The other part is devices used by banks to keep specific customers out of the banking mainstream; this is done by requiring those uninitiated customers to show “patte blanche” in order to qualify for banking services, at higher standards of rigour than big usual corporates which are the preferred customers of banks.

Why the heck invite this entire motley crowd into the hallowed circle of banking business, with all the hassle the white-collar man has to get into to show the way to this clumsy chapter? Besides, such as these are easily deterred from seeking bank facilities when a wall of tough security and interest rates higher in real terms than the most favoured borrowers are raised against them.

Banks don’t want to become adventurous when they can make comfortable profit on their classic business, squeezing money on interest and exchange rate intermediation acting as sheer brokers between the parties when they are not making money by depreciating the currency. They want their spreads to be as high as possible.

This is where the responsible central banker asks the question: if you stick to the minimum because you are making enough money by engaging in safe business, who then will take up new riskier business by the hand until it is groomed, up into a mature enough structure to be able to fend for itself?

Don’t we need this risky, but adventurous, SME so as to diversify? Should there not be an element of cross-subsidization by charging mature businesses a bit more if only to give the breath of life to newer smaller actors by charging the latter lower rates?

Yet, there have been times when hordes of upcoming businesses no larger in scale than SMEs have helped banks in Mauritius keep up their lending book to decent size when big corporates were losing their appetite to borrow. This has extended the scope of the Mauritian economy and kept up the level of employment over time. Our banks would have a lot of reason not to insist on making money simply by way of quick turnovers of synthetic money and products as it happened in the West recently bringing the international economic and financial system to great grief in its wake.

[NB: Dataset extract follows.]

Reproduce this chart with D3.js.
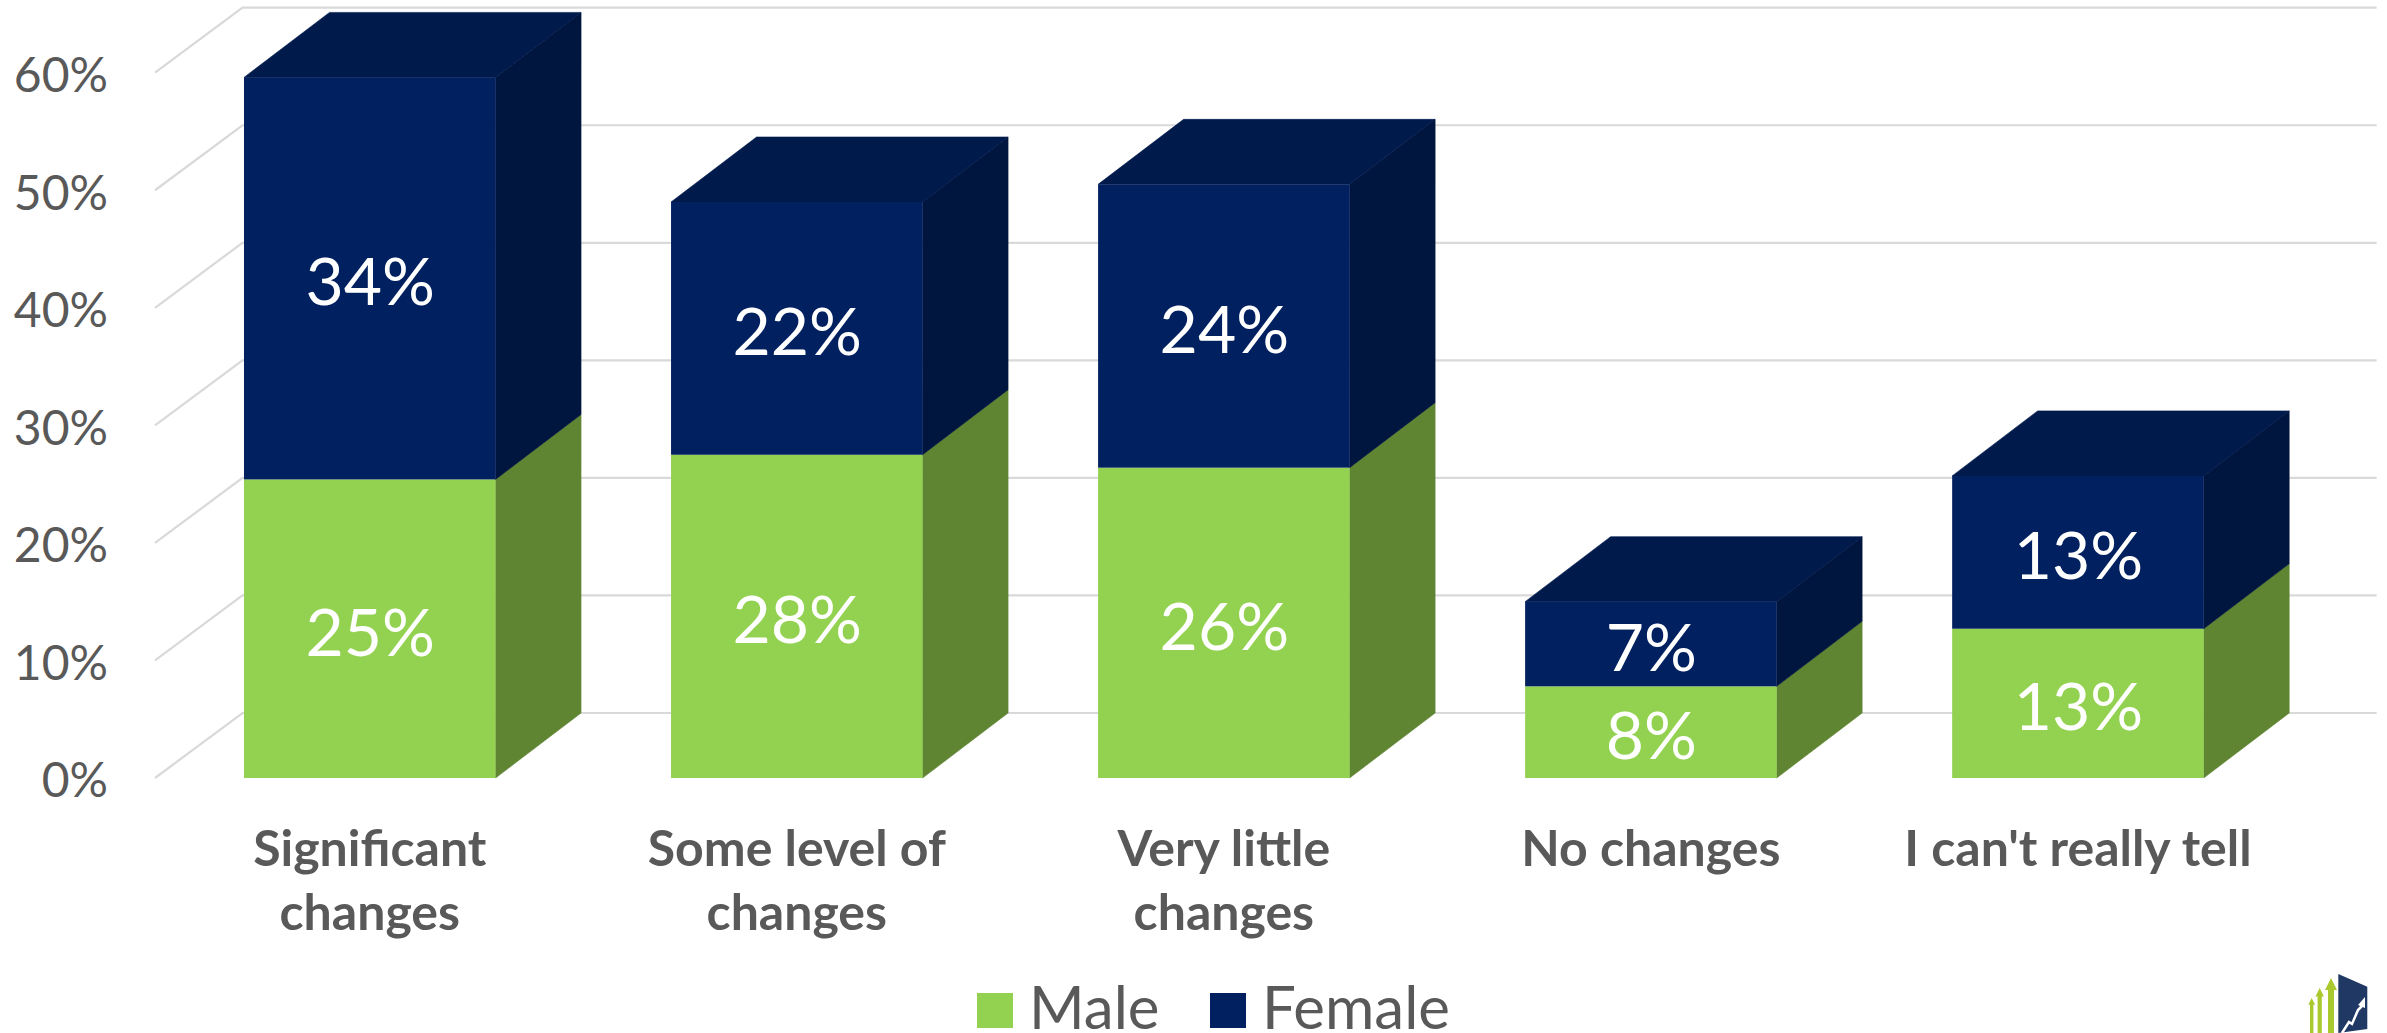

The experience has shown that, much as this kind of exponential financial growth based on speculation can inflate the books of banks, it can also bring them crashing down when disaster turns in. Our financial institutions have every good reason to go about their business soberly. However, they need also keep an eye on future growth of the economy as well.

Had policy makers abstracted from this dimension in the past, textile manufacturing would have been starved of funding at one time when a few companies started turning in losses, and the sector would have simply passed out. Fortunately, some banks showed commitment despite the losses they were being exposed to by insisting on lending to the sector which accounts for a big share of employment and foreign exchange earnings to this day.

It is this courage to take higher risks that appears to be absent to quite a degree in our current model of financial intermediation in Mauritius. We ought to be pushing more and newer enterprises to emerge and send up our export volumes. The less experienced they are, the more the financing risks but those risks can be mastered by financial institutions and entrepreneurs working hand in hand more closely.

It is a sad reflection that there is a tendency in Mauritius to focus attention on the individuals rather than on the better working of institutions and the systems. If the individual is brought down in the process, the institution will be no better off. That is why a dose of moderation, coupled with tough pragmatism, is far superior to the poor habit of targeting individuals.

This country is much more likely to grow if we sacrifice this vexatious and poor habit of losing our way in the forest each time there is something bigger at stake. Let us show to the world that we are capable of rising above petty quarrels of personalities. Let us give up the game which consists of classifying leaders as belonging to our camp or to another, in which case he is deemed fit to be found fault with no matter it makes sense what he says.